EXERCISE OBJECTIVE:
Type out the complete listing below word for word, without its pictures.

STORED DATA:

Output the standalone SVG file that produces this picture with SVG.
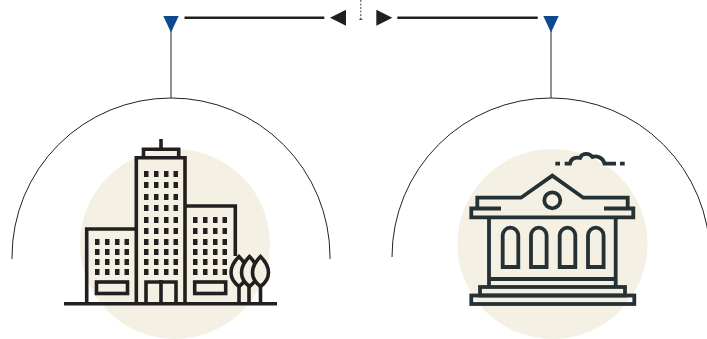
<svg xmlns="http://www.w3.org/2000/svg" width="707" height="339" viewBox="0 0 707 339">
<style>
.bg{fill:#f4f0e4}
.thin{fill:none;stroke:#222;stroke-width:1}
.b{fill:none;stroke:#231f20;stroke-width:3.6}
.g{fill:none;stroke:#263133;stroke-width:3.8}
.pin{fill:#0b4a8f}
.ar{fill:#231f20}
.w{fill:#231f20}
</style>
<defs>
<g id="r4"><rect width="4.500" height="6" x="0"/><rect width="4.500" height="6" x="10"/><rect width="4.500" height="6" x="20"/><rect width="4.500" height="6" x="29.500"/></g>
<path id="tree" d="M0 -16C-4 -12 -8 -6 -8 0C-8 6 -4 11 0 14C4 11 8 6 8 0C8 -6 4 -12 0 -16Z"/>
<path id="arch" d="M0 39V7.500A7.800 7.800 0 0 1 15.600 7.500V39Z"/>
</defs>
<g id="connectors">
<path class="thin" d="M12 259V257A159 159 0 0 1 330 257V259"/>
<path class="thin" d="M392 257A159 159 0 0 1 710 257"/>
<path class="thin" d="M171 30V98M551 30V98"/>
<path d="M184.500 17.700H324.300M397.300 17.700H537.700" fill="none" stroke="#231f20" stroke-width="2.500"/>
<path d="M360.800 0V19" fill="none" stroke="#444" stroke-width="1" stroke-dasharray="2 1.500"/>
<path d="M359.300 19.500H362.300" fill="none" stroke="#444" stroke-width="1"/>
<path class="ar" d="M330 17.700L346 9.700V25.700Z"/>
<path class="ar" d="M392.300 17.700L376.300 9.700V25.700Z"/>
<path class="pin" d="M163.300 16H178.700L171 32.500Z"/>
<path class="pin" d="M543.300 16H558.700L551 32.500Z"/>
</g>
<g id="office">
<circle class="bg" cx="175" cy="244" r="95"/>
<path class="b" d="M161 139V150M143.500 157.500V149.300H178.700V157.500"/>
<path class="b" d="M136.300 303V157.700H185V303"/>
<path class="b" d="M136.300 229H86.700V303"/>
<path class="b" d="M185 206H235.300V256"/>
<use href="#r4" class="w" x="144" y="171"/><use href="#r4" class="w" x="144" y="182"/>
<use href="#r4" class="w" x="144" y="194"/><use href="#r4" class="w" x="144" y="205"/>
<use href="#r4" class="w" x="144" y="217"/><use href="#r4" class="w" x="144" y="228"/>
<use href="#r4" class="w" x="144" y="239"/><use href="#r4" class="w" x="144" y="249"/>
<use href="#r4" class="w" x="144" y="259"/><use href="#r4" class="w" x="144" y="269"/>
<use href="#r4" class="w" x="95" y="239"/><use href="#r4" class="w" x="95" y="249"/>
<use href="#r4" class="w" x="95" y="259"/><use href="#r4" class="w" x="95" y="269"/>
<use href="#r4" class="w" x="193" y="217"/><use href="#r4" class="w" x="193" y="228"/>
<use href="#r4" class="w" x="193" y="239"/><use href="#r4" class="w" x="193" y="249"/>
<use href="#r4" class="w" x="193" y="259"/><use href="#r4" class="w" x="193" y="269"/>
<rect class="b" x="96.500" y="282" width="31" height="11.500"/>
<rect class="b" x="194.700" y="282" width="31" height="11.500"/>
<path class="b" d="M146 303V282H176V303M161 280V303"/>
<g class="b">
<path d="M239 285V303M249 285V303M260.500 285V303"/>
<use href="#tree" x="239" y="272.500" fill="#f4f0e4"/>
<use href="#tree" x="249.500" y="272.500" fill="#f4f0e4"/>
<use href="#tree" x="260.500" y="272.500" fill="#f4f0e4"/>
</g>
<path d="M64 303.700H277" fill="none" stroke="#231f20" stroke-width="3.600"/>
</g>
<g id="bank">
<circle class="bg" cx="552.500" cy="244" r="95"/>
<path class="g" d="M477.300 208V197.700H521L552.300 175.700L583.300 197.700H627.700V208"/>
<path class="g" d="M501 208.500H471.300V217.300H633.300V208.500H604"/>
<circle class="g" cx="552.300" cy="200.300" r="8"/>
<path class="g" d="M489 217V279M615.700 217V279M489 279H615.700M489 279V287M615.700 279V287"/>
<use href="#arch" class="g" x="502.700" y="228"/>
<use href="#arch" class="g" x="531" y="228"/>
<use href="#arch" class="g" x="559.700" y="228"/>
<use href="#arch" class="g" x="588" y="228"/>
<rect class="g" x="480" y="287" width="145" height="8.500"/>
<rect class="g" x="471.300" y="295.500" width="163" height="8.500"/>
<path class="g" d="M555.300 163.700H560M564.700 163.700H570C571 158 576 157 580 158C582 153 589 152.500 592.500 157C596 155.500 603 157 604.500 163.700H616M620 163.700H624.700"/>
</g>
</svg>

EXERCISE ANSWER:
Output the standalone SVG file that produces this picture with SVG.
<svg xmlns="http://www.w3.org/2000/svg" width="707" height="339" viewBox="0 0 707 339">
<style>
.bg{fill:#f4f0e4}
.thin{fill:none;stroke:#222;stroke-width:1}
.b{fill:none;stroke:#231f20;stroke-width:3.6}
.g{fill:none;stroke:#263133;stroke-width:3.8}
.pin{fill:#0b4a8f}
.ar{fill:#231f20}
.w{fill:#231f20}
</style>
<defs>
<g id="r4"><rect width="4.500" height="6" x="0"/><rect width="4.500" height="6" x="10"/><rect width="4.500" height="6" x="20"/><rect width="4.500" height="6" x="29.500"/></g>
<path id="tree" d="M0 -16C-4 -12 -8 -6 -8 0C-8 6 -4 11 0 14C4 11 8 6 8 0C8 -6 4 -12 0 -16Z"/>
<path id="arch" d="M0 39V7.500A7.800 7.800 0 0 1 15.600 7.500V39Z"/>
</defs>
<g id="connectors">
<path class="thin" d="M12 259V257A159 159 0 0 1 330 257V259"/>
<path class="thin" d="M392 257A159 159 0 0 1 710 257"/>
<path class="thin" d="M171 30V98M551 30V98"/>
<path d="M184.500 17.700H324.300M397.300 17.700H537.700" fill="none" stroke="#231f20" stroke-width="2.500"/>
<path d="M360.800 0V19" fill="none" stroke="#444" stroke-width="1" stroke-dasharray="2 1.500"/>
<path d="M359.300 19.500H362.300" fill="none" stroke="#444" stroke-width="1"/>
<path class="ar" d="M330 17.700L346 9.700V25.700Z"/>
<path class="ar" d="M392.300 17.700L376.300 9.700V25.700Z"/>
<path class="pin" d="M163.300 16H178.700L171 32.500Z"/>
<path class="pin" d="M543.300 16H558.700L551 32.500Z"/>
</g>
<g id="office">
<circle class="bg" cx="175" cy="244" r="95"/>
<path class="b" d="M161 139V150M143.500 157.500V149.300H178.700V157.500"/>
<path class="b" d="M136.300 303V157.700H185V303"/>
<path class="b" d="M136.300 229H86.700V303"/>
<path class="b" d="M185 206H235.300V256"/>
<use href="#r4" class="w" x="144" y="171"/><use href="#r4" class="w" x="144" y="182"/>
<use href="#r4" class="w" x="144" y="194"/><use href="#r4" class="w" x="144" y="205"/>
<use href="#r4" class="w" x="144" y="217"/><use href="#r4" class="w" x="144" y="228"/>
<use href="#r4" class="w" x="144" y="239"/><use href="#r4" class="w" x="144" y="249"/>
<use href="#r4" class="w" x="144" y="259"/><use href="#r4" class="w" x="144" y="269"/>
<use href="#r4" class="w" x="95" y="239"/><use href="#r4" class="w" x="95" y="249"/>
<use href="#r4" class="w" x="95" y="259"/><use href="#r4" class="w" x="95" y="269"/>
<use href="#r4" class="w" x="193" y="217"/><use href="#r4" class="w" x="193" y="228"/>
<use href="#r4" class="w" x="193" y="239"/><use href="#r4" class="w" x="193" y="249"/>
<use href="#r4" class="w" x="193" y="259"/><use href="#r4" class="w" x="193" y="269"/>
<rect class="b" x="96.500" y="282" width="31" height="11.500"/>
<rect class="b" x="194.700" y="282" width="31" height="11.500"/>
<path class="b" d="M146 303V282H176V303M161 280V303"/>
<g class="b">
<path d="M239 285V303M249 285V303M260.500 285V303"/>
<use href="#tree" x="239" y="272.500" fill="#f4f0e4"/>
<use href="#tree" x="249.500" y="272.500" fill="#f4f0e4"/>
<use href="#tree" x="260.500" y="272.500" fill="#f4f0e4"/>
</g>
<path d="M64 303.700H277" fill="none" stroke="#231f20" stroke-width="3.600"/>
</g>
<g id="bank">
<circle class="bg" cx="552.500" cy="244" r="95"/>
<path class="g" d="M477.300 208V197.700H521L552.300 175.700L583.300 197.700H627.700V208"/>
<path class="g" d="M501 208.500H471.300V217.300H633.300V208.500H604"/>
<circle class="g" cx="552.300" cy="200.300" r="8"/>
<path class="g" d="M489 217V279M615.700 217V279M489 279H615.700M489 279V287M615.700 279V287"/>
<use href="#arch" class="g" x="502.700" y="228"/>
<use href="#arch" class="g" x="531" y="228"/>
<use href="#arch" class="g" x="559.700" y="228"/>
<use href="#arch" class="g" x="588" y="228"/>
<rect class="g" x="480" y="287" width="145" height="8.500"/>
<rect class="g" x="471.300" y="295.500" width="163" height="8.500"/>
<path class="g" d="M555.300 163.700H560M564.700 163.700H570C571 158 576 157 580 158C582 153 589 152.500 592.500 157C596 155.500 603 157 604.500 163.700H616M620 163.700H624.700"/>
</g>
</svg>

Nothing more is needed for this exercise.